Sophie Lewis:
Le Chant du poulet sous vide came to me by a fairly standard but nonetheless reliably exciting source: Lucie Rico’s publisher, Vibeke Madsen at Editions POL, highly recommended that I read it. A few things attracted me, in addition to Vibeke’s recommendation. I was intrigued to see how a foodstuff as central, as mundane, and as commercialised as the chicken could be given a treatment that would raise it to anything lyrical enough to make a novel, and particularly how this could be swung or read as delivering any kind of ecologically aware message. It was my error to read ‘poulet’ as primarily a foodstuff, of course, even though the French terminology for chicken(s) is more diverse and refined than the English and led clearly in this direction. In Rico’s screwball yet serious investigation, I found an attempt at genuine engagement with the personhood of chickens, as far as that could be pushed—and a due engagement with the limits of this exercise. Yes, there is madness in this obsessive work. But the naming, adoption, and then obituarisation of hand-reared chickens is a highly experimental process, and a radical one. It shows up assumptions in our food chains as well as in our relationships with each other and with our animals. I was delighted with the experiment and particularly happy to find it taken as far into the absurd as dark experiments can go.
Daria Chernysheva:
I am privileged to be able to translate this one-of-a-kind narrative, whose absurd and nightmarish nature underscores the absurdity of the real-world violence of our human and animal practices.

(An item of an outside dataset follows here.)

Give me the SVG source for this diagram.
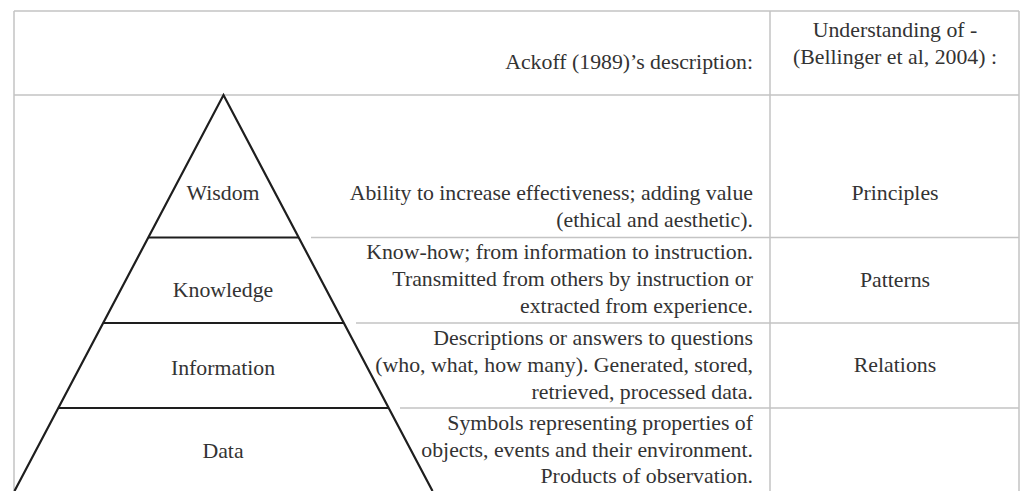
<svg xmlns="http://www.w3.org/2000/svg" width="1022" height="491" viewBox="0 0 1022 491">
<style>
.grid{stroke:#c4c4c4;stroke-width:1.5;fill:none}
.pyr{stroke:#1e1e1e;stroke-width:2.2;fill:none;stroke-linejoin:miter}
text{font-family:'Liberation Serif','Tinos','Noto Serif','DejaVu Serif','Times New Roman',serif;font-size:21.8px;fill:#333}
.r{text-anchor:end}
.c{text-anchor:middle}
</style>
<rect width="1022" height="491" fill="#fff"/>
<g id="table">
<path class="grid" d="M14,11 H1019 M14,11 V491 M770,11 V491 M1019,11 V491 M14,95 H1019 M311,237.5 H1019 M356,323 H1019 M400,408 H1019"/>
</g>
<g id="header">
<text class="r" x="753" y="69">Ackoff (1989)’s description:</text>
<text class="c" x="895" y="37">Understanding of -</text>
<text class="c" x="895" y="64">(Bellinger et al,  2004) :</text>
</g>
<g id="connectors">
<path class="pyr" d="M14.5,491 L223.5,95 L432.5,491"/>
<path class="pyr" d="M148,237.5 H299 M103,323 H344 M58,408 H388"/>
</g>
<g id="wisdom">
<text class="c" x="223" y="200">Wisdom</text>
<text class="r" x="753" y="200">Ability to increase effectiveness; adding value</text>
<text class="r" x="753" y="227">(ethical and aesthetic).</text>
<text class="c" x="895" y="200">Principles</text>
</g>
<g id="knowledge">
<text class="c" x="223" y="297">Knowledge</text>
<text class="r" x="753" y="259">Know-how; from information to instruction.</text>
<text class="r" x="753" y="286">Transmitted from others by instruction or</text>
<text class="r" x="753" y="313">extracted from experience.</text>
<text class="c" x="895" y="287">Patterns</text>
</g>
<g id="information">
<text class="c" x="223" y="375">Information</text>
<text class="r" x="753" y="345">Descriptions or answers to questions</text>
<text class="r" x="753" y="372">(who, what, how many). Generated, stored,</text>
<text class="r" x="753" y="399">retrieved, processed data.</text>
<text class="c" x="895" y="372">Relations</text>
</g>
<g id="data">
<text class="c" x="223" y="458">Data</text>
<text class="r" x="753" y="430">Symbols representing properties of</text>
<text class="r" x="753" y="457">objects, events and their environment.</text>
<text class="r" x="753" y="483">Products of observation.</text>
</g>
</svg>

Lucie Rico writes tension very well; her scenes are almost cinematic, full of taut dialogue and close-ups on characters and objects. It is my task as a translator to achieve a similar tension in the English version and so give the reader a sense of the atmosphere of the French novel—an ominous atmosphere punctuated by bursts of comedic lightning. Language is incredibly important in this novel that explores the relationship between writing and killing. Paule’s pursuit of writing biographies for the chickens shows just how necessary language is to give meaning to a life. This is not merely a story about animal welfare, or the quest for one’s roots, though it is of course about those things. It is mainly a story about crafting lives out of words. For a translator, who is an expert at paying attention to words, this fact almost doubles the stakes. Translating this book requires carefully selecting words that work on multiple levels. The novel deftly plays with the distinction between animals and humans, and it is in the vocabulary choices that this distinction is most frequently thrown into question. Rico’s verbs and adjectives suggest that we know ourselves to be closer to animals than we like to think of ourselves as being. In translating this work, I have had the pleasure of playing with words in an attempt to recreate this proximity, this mixing of animal and human on the very level of language.